Following the directions on Hitchwiki we get the number 6 bus off Venice isalnd and navigate our way to the service station, despite mis-spellings of several roads.
We’re both nervous about hitching in Italy. It’s illegal to hitch on the motorway, and this extends to petrol stations and service areas. But it’s ok and despite some surprised expressions and a few rude people who just ignore us completely, most people are friendly. After repeating our now well-learned mantra “Mi scusi, dove e diretto Bologna?” seemingly several hundred times to bemused drivers, we get a ride first to a bigger service station 10km away, then in two seperate cars to another, 5km short of Bologna. Here we reconvene, much to the astonishment of the women from David’s lift, who can’t understand how he could possibly have met up with a friend from Britain in a seemingly random service station. I drink a coffee and David table-dives some chips, then we get a lift together with a father and his young teenage son to the railway station in Bologna.
Unlike Venice, here we come prepared with written directions to a couchsurfers house. Diana greets us at the door, “Welcome, this is your home.” She reiterates this as she shows us around. “This is your home – do as you like, don’t ask for anything. There is not much food, but what there is you can eat it. Here are your keys…” She hands them to us and puts the kettle on. “Ah, you’re one of those couchsurfing hosts!” I hug her thanks and kiss her cheek. We sit together on sofa and floor cushions, discuss travels, politics and love. I make pasta, Diana opens some wine and we continue chatting until midnight.
In the morning Diana has to work early before I get up. I take advantage of the spacious living room and that gap of time alone before David gets up to practice some yoga. I realise I need some space.
We travel by bus together to the city centre and hunt down Tourist Information to precure some maps before going our seperate ways for the day.
Bologna is very orange. It’s nickname is apparently “La Rossa” (The Red One), referring to the colour, but also the citiy’s Socialist reputation after World War II. I don’t think it’s red. It’s orange. The historic centre has some beautiful (orange and yellow) architecture, but otherwise I find the city unremarkable. I feel this is good – I need to be somewhere unremarkable for the moment, take time for myself without the push and pull of tourist urges.
Writing my diary in a vegetarian (and fish) cafe, I’m interrupted by a Nigerian man trying to sell me a pair of socks and asking if I might buy him a coffee. I refuse politely and explain I’m a hitchhiker, travelling cheap. He wishes me well on my journey and leaves. Then I feel ridiculous, and mean. The guy only wants a coffee. How many people give me lifts, buy me coffee, feed and house me out of generosity? I go out and look for him, but he’s already out of sight.
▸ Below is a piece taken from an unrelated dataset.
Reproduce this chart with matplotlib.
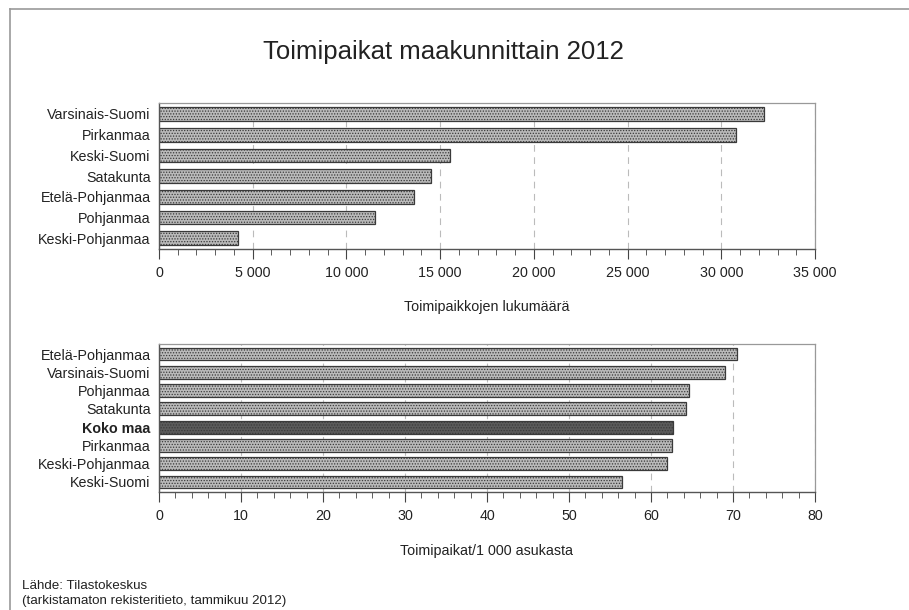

I meet David and Diana at the “Anarchic Circle”, inside one of the city gates at Santa Stefano. There are two social centres, including Atlantide, which I had already heard of. They’re opposite one another, either side of the place where the gate once stood: old buildings with Roman columns, very impressive – but closed. This is becoming a theme for us. We go in search of other social centres, directed by a group of older generation anarchists, who tell us the younger ones are harder to find these days as they’ve had problems with “diggers” – undercover intelligence gathering police. They tell us the best place to go is Xm24, so we cross the city to get there.
It’s like some kind of old hangar, covered in graffiti and dogs. A punk gig is about to start downstairs and a crusty of indeterminate gender is asleep with their head on a table. Ah yes, this feels much more like home. We drink a beer at the table and listen to the punk through the floor, begrudging paying the €4 entry fee, though actually it sounds really good. Suddenly it’s midnight, time to jump the last bus home.
Tuesday we planned to go to Rome, but at 2am Monday night we still don’t have a couch there. This combined with a late night and late morning means postponing the 400km hitch for the following day.
Walking into town I see a familiar face: it’s the Nigerian man from yesterday. We greet one another like old friends and I apologise for not buying him a coffee. I offer him one now, but he’s already taken two today and says if he has another then he won’t sleep. He hints subtly and with astonishing politeness, humility and tact that he would actually like some money – without directly asking. I give him a euro, feeling slightly ridiculous as it’s such a small amount. We chat a while. He asks about my travels and I ask how it is for Nigerians in Italy. He says there are many of them, just getting by. Things are difficult without documents. Well, I already noticed that – in Italy it’s illegal even to use the internet without identification. We speak about Schengen and fingerprints. He wants to get papers here and then a visa for England. He thinks England won’t see his fingerprints because it’s not in Schengen. I’m sorry to inform him otherwise. “Shit shit shit, oh fuck!” I’m so sorry. We talk some more and he says goodbye. I wish him luck, sad to think he’s going to need it.